Critical Section Changes

  • Granular Locks: The following objects are now given their own spinlocks
    • Kernel objects (i.e., tasks.c): xKernelLock
    • Each queue: xQueueLock
    • Queue Registry: xQueueRegistryLock
    • Each event group: xEventGroupLock
    • Each stream buffer: xStreamBufferLock
    • All timers: xTimerLock
  • Critical sections now target the appropriate spinlocks
  • Added missing critical sections for SMP (see ..._SMP_ONLY() critical section calls)
  • Queues no longer use queue locks (see queueUSE_LOCKS)
    • Queues now just use critical sections and skips queue locking
    • Queue functions can now execute within a single critical section block

Single Core Differences

List of differences between Vanilla FreeRTOS V10.5.1 and building the dual-core SMP kernel with congigNUMBER_OF_CORES == 1.

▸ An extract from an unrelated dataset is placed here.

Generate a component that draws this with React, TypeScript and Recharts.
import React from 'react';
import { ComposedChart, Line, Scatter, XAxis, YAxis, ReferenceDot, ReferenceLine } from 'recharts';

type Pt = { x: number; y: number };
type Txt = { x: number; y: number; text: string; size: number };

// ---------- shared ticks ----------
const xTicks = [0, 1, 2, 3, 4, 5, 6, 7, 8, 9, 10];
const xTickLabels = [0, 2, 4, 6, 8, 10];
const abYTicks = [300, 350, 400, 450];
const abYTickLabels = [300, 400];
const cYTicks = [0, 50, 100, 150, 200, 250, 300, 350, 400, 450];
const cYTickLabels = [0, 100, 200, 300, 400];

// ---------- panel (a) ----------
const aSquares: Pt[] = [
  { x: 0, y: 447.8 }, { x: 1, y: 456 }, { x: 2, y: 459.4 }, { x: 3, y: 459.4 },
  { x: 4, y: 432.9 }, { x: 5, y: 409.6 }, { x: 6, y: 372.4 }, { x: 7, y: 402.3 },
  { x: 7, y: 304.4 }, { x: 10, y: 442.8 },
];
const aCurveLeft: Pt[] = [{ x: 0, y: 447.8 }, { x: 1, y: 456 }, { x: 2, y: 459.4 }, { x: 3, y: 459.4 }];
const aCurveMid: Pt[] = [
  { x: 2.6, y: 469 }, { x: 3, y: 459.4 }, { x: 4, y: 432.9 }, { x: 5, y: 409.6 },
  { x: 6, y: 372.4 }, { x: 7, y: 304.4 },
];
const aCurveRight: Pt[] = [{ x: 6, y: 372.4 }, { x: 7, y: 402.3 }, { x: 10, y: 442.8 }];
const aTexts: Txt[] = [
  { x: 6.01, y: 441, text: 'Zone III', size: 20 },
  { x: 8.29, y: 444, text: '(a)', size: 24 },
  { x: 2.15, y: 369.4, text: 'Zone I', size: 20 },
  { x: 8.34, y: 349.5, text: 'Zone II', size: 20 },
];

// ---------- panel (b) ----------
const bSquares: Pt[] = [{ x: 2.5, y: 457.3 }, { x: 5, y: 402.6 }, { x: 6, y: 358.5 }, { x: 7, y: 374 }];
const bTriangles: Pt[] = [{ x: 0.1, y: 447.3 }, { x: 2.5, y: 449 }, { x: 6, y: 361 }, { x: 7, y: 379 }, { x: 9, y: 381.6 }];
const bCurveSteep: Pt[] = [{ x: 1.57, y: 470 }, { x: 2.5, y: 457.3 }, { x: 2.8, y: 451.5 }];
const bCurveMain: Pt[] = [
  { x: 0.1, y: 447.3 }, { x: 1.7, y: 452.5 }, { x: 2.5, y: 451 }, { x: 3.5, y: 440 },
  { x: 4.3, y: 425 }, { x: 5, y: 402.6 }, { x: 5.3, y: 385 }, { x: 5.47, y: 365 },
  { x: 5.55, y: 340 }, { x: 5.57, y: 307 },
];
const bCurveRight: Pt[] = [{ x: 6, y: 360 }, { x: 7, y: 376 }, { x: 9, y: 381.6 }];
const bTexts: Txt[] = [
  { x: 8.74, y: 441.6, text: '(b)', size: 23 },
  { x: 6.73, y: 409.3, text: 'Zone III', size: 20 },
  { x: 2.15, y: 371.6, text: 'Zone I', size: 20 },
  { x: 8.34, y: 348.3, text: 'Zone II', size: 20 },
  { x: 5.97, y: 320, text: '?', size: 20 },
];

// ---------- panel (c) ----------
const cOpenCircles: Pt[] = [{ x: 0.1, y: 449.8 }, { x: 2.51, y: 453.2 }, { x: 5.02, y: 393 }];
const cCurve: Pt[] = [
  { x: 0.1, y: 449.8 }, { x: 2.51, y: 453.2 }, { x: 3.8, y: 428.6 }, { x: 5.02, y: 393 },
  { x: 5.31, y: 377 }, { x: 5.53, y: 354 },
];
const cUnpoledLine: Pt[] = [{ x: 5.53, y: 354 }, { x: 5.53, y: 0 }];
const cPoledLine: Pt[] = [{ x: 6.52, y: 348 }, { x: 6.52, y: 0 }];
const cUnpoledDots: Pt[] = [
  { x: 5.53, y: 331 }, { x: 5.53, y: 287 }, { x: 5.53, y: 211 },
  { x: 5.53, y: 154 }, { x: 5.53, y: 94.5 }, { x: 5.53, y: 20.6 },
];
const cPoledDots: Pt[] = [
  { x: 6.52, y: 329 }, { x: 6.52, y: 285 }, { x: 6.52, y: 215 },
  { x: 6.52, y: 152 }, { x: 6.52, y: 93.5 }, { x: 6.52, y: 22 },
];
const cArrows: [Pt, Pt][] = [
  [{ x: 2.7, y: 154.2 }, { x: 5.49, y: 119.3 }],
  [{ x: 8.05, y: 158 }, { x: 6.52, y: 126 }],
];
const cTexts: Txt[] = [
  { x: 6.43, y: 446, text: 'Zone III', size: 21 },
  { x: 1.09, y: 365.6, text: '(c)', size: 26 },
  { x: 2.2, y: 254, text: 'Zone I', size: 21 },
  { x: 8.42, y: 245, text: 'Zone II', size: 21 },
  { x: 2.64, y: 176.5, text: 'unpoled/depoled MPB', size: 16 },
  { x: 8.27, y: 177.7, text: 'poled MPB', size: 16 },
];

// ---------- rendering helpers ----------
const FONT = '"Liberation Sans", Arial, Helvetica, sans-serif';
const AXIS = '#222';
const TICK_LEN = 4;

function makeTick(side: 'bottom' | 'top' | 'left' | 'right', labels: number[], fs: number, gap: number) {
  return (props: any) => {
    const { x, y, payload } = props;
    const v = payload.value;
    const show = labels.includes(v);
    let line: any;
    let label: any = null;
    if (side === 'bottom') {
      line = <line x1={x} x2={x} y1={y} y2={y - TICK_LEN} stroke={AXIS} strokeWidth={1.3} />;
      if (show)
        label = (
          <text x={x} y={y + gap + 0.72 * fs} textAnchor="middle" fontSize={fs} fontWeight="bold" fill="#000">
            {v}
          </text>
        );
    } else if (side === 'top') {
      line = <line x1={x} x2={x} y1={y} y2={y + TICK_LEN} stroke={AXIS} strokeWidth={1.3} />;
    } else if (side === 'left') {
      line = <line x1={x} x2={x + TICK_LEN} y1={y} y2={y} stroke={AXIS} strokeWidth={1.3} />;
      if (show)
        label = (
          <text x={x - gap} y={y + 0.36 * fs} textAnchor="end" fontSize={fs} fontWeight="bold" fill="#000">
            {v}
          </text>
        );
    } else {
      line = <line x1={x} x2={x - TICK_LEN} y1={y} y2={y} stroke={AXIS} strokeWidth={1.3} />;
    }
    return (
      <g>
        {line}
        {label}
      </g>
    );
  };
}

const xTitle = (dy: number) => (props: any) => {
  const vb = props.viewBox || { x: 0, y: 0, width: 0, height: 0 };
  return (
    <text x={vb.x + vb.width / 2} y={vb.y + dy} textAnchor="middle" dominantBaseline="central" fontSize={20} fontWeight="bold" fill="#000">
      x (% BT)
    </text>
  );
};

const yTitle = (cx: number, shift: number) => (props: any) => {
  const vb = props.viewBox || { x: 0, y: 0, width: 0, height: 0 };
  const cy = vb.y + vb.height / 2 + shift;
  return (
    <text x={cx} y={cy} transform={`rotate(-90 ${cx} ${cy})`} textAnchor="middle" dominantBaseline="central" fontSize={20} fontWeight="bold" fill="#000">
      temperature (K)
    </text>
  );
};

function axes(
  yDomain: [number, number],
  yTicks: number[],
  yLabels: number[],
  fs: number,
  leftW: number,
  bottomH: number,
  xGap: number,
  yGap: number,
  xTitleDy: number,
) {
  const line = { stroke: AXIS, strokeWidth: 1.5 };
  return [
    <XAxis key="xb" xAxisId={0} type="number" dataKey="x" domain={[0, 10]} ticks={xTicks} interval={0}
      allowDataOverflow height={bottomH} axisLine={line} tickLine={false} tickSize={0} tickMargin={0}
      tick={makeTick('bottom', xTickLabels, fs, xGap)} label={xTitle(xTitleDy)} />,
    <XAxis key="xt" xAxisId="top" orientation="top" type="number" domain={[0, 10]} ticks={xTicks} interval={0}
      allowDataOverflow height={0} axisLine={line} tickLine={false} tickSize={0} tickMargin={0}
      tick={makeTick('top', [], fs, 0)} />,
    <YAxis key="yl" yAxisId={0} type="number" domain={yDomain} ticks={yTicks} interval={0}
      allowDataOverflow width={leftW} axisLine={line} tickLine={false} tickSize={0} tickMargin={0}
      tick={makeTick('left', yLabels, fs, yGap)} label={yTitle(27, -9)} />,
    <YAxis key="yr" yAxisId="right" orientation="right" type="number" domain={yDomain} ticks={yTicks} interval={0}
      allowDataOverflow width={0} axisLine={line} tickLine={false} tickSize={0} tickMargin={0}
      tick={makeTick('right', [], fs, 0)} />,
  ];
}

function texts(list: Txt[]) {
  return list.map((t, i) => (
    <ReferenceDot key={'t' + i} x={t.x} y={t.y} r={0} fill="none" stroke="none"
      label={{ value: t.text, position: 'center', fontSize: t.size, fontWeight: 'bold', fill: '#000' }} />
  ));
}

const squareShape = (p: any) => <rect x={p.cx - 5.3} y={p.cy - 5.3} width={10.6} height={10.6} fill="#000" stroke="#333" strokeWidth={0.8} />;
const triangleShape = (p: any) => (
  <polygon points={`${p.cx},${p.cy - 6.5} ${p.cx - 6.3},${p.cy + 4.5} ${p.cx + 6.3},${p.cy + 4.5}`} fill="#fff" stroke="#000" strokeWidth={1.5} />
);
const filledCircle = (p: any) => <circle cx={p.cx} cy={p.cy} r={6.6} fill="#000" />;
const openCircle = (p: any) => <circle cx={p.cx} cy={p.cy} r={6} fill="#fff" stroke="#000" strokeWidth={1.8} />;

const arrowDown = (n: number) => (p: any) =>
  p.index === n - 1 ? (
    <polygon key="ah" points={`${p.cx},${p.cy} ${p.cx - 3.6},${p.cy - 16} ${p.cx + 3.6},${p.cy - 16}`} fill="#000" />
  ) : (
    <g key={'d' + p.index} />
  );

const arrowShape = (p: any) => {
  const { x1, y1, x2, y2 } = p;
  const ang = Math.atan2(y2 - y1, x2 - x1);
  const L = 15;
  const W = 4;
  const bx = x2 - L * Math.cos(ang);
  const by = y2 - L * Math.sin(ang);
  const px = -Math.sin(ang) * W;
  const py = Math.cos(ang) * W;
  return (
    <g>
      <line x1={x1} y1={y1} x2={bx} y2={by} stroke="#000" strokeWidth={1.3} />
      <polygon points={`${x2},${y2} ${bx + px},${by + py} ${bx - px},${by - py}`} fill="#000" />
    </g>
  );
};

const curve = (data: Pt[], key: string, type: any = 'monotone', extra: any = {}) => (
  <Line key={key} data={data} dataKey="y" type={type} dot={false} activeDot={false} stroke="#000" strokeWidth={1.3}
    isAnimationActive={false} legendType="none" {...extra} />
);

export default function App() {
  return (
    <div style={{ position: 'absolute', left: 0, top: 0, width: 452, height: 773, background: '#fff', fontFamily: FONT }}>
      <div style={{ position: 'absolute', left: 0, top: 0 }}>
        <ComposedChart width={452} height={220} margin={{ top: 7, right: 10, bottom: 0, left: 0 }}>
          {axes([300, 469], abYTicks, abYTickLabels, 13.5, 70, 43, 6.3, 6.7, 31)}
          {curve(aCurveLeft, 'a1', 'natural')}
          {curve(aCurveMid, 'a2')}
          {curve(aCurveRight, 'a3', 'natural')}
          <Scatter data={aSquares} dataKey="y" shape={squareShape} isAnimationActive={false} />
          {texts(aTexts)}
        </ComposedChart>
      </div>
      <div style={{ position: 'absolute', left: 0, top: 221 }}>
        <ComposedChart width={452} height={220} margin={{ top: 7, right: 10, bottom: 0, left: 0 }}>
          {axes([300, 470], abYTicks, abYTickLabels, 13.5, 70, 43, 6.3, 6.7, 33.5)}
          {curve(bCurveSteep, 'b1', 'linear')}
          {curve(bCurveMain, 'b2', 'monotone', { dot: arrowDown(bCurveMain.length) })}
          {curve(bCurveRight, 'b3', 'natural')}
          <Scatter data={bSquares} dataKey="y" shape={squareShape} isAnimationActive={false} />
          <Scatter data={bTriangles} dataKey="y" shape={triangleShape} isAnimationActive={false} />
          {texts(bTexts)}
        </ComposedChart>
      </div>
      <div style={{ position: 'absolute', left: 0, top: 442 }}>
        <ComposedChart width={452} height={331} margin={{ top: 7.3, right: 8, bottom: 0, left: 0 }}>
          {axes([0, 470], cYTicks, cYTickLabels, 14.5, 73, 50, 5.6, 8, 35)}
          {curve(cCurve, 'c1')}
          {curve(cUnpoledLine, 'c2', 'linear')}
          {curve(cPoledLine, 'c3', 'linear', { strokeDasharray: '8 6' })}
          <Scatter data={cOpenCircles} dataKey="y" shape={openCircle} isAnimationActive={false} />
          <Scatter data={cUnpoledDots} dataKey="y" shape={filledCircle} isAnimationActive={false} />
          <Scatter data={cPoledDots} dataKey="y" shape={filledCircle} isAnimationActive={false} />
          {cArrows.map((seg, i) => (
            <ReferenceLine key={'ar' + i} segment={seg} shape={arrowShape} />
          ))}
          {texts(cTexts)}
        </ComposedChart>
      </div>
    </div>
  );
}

  • prvAddNewTaskToReadyList()
    • Extended critical section so that SMP can check for yields while still inside critical section
  • vTaskStepTick()
    • Extended critical section so that SMP can access xTickCount while still inside critical section

Header File & Doxygen Changes

List of changes made to Vanilla FreeRTOS V10.5.1 header files to allow for building in ESP-IDF documentation build system.

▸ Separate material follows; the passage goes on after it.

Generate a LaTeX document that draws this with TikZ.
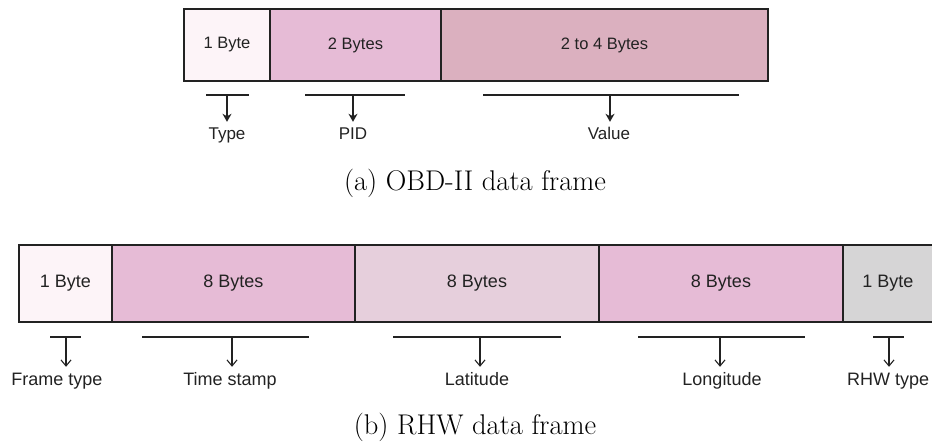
\documentclass[tikz,border=0pt]{standalone}
\usepackage{fontspec}
\setmainfont{Latin Modern Roman}
\newfontfamily\fieldfont{Liberation Sans}
\usetikzlibrary{arrows.meta}
\definecolor{fpale}{HTML}{FDF4F8}
\definecolor{fpink}{HTML}{E6BBD6}
\definecolor{fmauve}{HTML}{DBB0BF}
\definecolor{flilac}{HTML}{E6CFDC}
\definecolor{fgrey}{HTML}{D6D5D6}
\definecolor{ink}{HTML}{222222}
\tikzset{
  field/.style={draw=ink, line width=1.3pt, inner sep=0pt, outer sep=0pt,
    text=ink, font=\fieldfont\fontsize{#1}{#1}\selectfont},
  fieldlabel/.style={text=ink, inner sep=0pt, anchor=base, text height=13pt, text depth=4pt,
    font=\fieldfont\fontsize{#1}{#1}\selectfont},
  spanbar/.style={draw=ink, line width=1.2pt},
  pointer/.style={draw=ink, line width=1.2pt, shorten >=5pt,
    -{Stealth[length=8pt,width=9pt,inset=2.5pt]}},
  openpointer/.style={draw=ink, line width=1.1pt, shorten >=5pt,
    -{Straight Barb[length=6pt,width=10pt]}},
  caption/.style={inner sep=0pt, font=\fontsize{28.5}{32}\selectfont}
}
\begin{document}
\begin{tikzpicture}[x=1pt,y=-1pt]
\useasboundingbox (0,0) rectangle (932,446);
\clip (0,0) rectangle (932,446);

% OBD-II frame: type, PID and value fields
\begin{scope}[shift={(0,45)}]
  \node[field=16.5, fill=fpale,  minimum width=86pt,  minimum height=72pt] (o1) at (227,0) {1 Byte};
  \node[field=16.5, fill=fpink,  minimum width=171pt, minimum height=72pt] (o2) at (355.5,0) {2 Bytes};
  \node[field=16.5, fill=fmauve, minimum width=327pt, minimum height=72pt] (o3) at (604.5,0) {2 to 4 Bytes};
\end{scope}

\coordinate (ob1l) at (206,95);  \coordinate (ob1r) at (249,95);
\coordinate (ob2l) at (305,95);  \coordinate (ob2r) at (405,95);
\coordinate (ob3l) at (483,95);  \coordinate (ob3r) at (739,95);
\coordinate (oa1) at (227,95);   \coordinate (oa2) at (353,95);  \coordinate (oa3) at (610,95);
\draw[spanbar] (ob1l) -- (ob1r);
\draw[spanbar] (ob2l) -- (ob2r);
\draw[spanbar] (ob3l) -- (ob3r);
\node[fieldlabel=17] (otype)  at (227,140) {Type};
\node[fieldlabel=17] (opid)   at (353,140) {PID};
\node[fieldlabel=17] (ovalue) at (609,140) {Value};
\draw[pointer] (oa1) -- (oa1 |- otype.north);
\draw[pointer] (oa2) -- (oa2 |- opid.north);
\draw[pointer] (oa3) -- (oa3 |- ovalue.north);

\node[caption] (capa) at (475,183) {(a) OBD-II data frame};

% RHW frame: frame type, time stamp, position and hazard type
\begin{scope}[shift={(0,283.5)}]
  \node[field=18, fill=fpale,  minimum width=93pt,  minimum height=77pt] (r1) at (65.5,0) {1 Byte};
  \node[field=18, fill=fpink,  minimum width=243pt, minimum height=77pt] (r2) at (233.5,0) {8 Bytes};
  \node[field=18, fill=flilac, minimum width=244pt, minimum height=77pt] (r3) at (477,0) {8 Bytes};
  \node[field=18, fill=fpink,  minimum width=244pt, minimum height=77pt] (r4) at (721,0) {8 Bytes};
  \node[field=18, fill=fgrey,  minimum width=90pt,  minimum height=77pt] (r5) at (888,0) {1 Byte};
\end{scope}

\coordinate (rb1l) at (50,337);  \coordinate (rb1r) at (81,337);
\coordinate (rb2l) at (142,337); \coordinate (rb2r) at (309,337);
\coordinate (rb3l) at (393,337); \coordinate (rb3r) at (561,337);
\coordinate (rb4l) at (638,337); \coordinate (rb4r) at (805,337);
\coordinate (rb5l) at (873,337); \coordinate (rb5r) at (904,337);
\coordinate (ra1) at (66,337);  \coordinate (ra2) at (232,337);
\coordinate (ra3) at (480,337); \coordinate (ra4) at (720,337);
\coordinate (ra5) at (889,337);
\foreach \i in {1,...,5} {\draw[spanbar] (rb\i l) -- (rb\i r);}
\node[fieldlabel=18] (rtype) at (57,385)  {Frame type};
\node[fieldlabel=18] (rtime) at (230,385) {Time stamp};
\node[fieldlabel=18] (rlat)  at (477,385) {Latitude};
\node[fieldlabel=18] (rlon)  at (722,385) {Longitude};
\node[fieldlabel=18, anchor=base west] (rrhw) at (847,385) {RHW type};
\draw[openpointer] (ra1) -- (ra1 |- rtype.north);
\draw[openpointer] (ra2) -- (ra2 |- rtime.north);
\draw[openpointer] (ra3) -- (ra3 |- rlat.north);
\draw[openpointer] (ra4) -- (ra4 |- rlon.north);
\draw[openpointer] (ra5) -- (ra5 |- rrhw.north);

\node[caption] (capb) at (475,427) {(b) RHW data frame};
\end{tikzpicture}
\end{document}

  • Removed leading header name line (e.g., xxx.h) in doxygen comment blocks. For example:

    /**
     * xxx.h
     *
     * Documentation from some func
     */
    void some_func(void);
    
  • Removed leading @code{c} blocks in containing redundant function prototypes. For example:

    /**
     * @code{c}
     * void some_func(int var_a, int var_b);
     * @endcode
     *
     * Documentation from some func
     */
    void some_func(int var_a, int var_b);
    
  • Added /** @cond !DOC_EXCLUDE_HEADER_SECTION */ and /** @endcond */ labels to exclude various doxygen sections from being included into documentation builds. These excluded sections include:

    • In doxygen blocks that describe multiple related set of functions/macros, only the function/macro that matches the doxygen blocks parameters is included. For example:
      /**
       * Description that covers both some_func() and some_func_extra()
       *
       * @param var_a var_a description
       * @param var_b var_b description
       */
      /** @cond !DOC_EXCLUDE_HEADER_SECTION */
      #define some_func(var_a)                #define some_func_generic(var_a, NULL)
      /** @endcond */
      #define some_func_extra(var_a, var_b)   #define some_func_generic(var_a, var_b)
      
    • In functions/macros that are not meant to be directly called by users (i.e., internal), such as the various Generic variants of functions
  • Some types/functions/macros are manually documented, thus are documented with regular comment blocks (i.e., /* */) instead of doxygen comment blocks (i.e., /** */). Some of these blocks are changed into doxygen blocks.